§ **What you need to do**
Read the listing and extract each line that includes the word "with".
== Supplied data ==
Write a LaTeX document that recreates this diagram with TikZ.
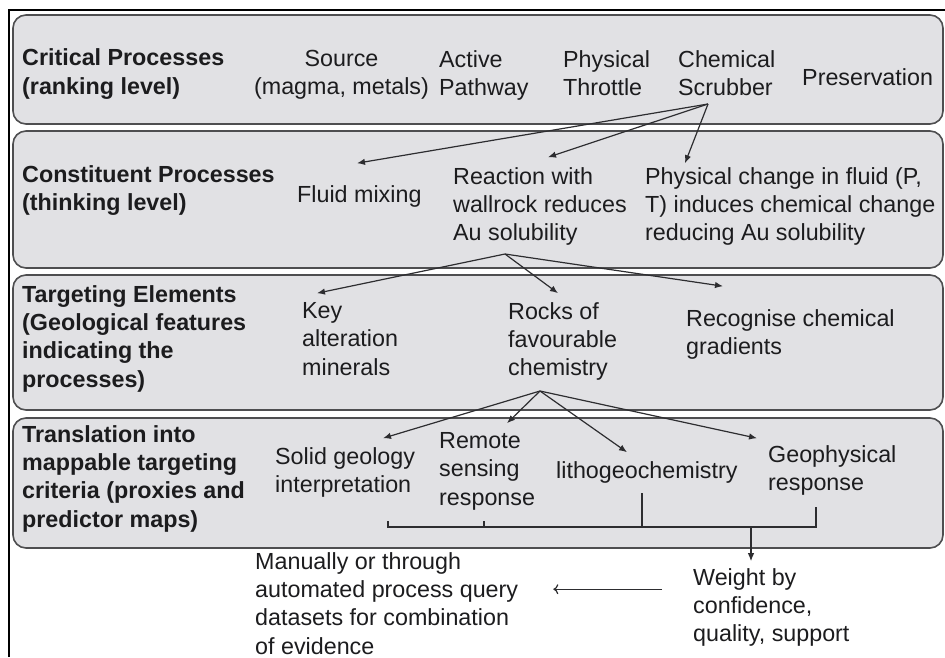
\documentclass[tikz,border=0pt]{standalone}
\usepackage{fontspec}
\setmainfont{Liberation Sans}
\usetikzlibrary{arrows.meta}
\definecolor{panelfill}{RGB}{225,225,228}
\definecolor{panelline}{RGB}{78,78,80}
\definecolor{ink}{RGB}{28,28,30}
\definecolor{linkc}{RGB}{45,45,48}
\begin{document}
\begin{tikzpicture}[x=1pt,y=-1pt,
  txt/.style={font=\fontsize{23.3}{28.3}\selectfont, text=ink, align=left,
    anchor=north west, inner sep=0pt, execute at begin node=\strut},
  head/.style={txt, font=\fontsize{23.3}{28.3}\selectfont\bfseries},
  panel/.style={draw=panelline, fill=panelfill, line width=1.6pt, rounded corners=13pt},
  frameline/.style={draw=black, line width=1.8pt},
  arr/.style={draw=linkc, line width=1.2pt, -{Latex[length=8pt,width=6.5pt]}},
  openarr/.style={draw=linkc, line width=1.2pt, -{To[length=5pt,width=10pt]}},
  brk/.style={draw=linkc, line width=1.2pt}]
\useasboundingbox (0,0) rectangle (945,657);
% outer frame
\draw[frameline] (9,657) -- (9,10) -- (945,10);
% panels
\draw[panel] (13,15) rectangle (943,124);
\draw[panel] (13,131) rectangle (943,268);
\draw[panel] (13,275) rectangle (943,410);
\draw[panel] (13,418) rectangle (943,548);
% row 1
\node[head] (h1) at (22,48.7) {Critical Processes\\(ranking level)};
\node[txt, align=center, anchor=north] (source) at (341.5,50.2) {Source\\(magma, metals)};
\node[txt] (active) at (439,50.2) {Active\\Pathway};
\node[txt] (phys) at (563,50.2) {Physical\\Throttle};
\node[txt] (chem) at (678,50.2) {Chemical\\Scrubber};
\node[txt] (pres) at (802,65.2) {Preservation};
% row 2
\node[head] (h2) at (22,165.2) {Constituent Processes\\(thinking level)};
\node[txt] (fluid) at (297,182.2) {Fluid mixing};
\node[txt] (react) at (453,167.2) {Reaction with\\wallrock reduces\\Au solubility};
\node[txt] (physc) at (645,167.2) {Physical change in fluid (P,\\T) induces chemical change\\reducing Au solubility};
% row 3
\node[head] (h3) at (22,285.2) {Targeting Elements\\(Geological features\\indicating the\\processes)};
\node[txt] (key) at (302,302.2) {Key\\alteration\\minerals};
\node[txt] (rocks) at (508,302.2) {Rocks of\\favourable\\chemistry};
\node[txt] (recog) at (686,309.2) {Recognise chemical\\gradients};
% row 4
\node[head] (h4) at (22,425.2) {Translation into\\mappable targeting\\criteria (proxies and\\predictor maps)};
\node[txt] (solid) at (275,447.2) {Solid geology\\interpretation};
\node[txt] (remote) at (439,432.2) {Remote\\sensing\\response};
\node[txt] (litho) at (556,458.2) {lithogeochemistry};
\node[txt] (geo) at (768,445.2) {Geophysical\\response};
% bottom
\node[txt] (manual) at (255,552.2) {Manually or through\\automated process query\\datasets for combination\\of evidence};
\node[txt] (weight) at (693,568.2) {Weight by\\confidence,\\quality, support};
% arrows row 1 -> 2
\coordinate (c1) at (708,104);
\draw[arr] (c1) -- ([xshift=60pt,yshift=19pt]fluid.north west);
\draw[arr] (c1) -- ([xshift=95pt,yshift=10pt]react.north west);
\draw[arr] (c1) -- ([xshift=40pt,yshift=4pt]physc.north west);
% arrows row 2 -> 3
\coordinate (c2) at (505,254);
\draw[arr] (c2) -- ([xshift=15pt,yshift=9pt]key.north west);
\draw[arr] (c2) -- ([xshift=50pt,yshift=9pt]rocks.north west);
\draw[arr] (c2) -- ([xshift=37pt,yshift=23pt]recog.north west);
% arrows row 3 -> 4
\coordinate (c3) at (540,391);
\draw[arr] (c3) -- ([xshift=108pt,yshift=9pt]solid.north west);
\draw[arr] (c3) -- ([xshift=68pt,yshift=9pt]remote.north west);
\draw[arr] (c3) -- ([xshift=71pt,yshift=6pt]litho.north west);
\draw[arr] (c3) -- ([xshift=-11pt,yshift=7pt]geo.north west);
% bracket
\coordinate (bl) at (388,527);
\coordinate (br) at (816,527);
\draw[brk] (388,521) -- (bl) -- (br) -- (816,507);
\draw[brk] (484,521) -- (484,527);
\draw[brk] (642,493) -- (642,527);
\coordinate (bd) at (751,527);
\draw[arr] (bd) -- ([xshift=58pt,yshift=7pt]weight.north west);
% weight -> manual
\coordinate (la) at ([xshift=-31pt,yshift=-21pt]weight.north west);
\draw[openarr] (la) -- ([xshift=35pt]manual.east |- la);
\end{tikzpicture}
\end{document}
===
§ **Worked answer**
Write a LaTeX document that recreates this diagram with TikZ.
\node[txt] (react) at (453,167.2) {Reaction with\\wallrock reduces\\Au solubility};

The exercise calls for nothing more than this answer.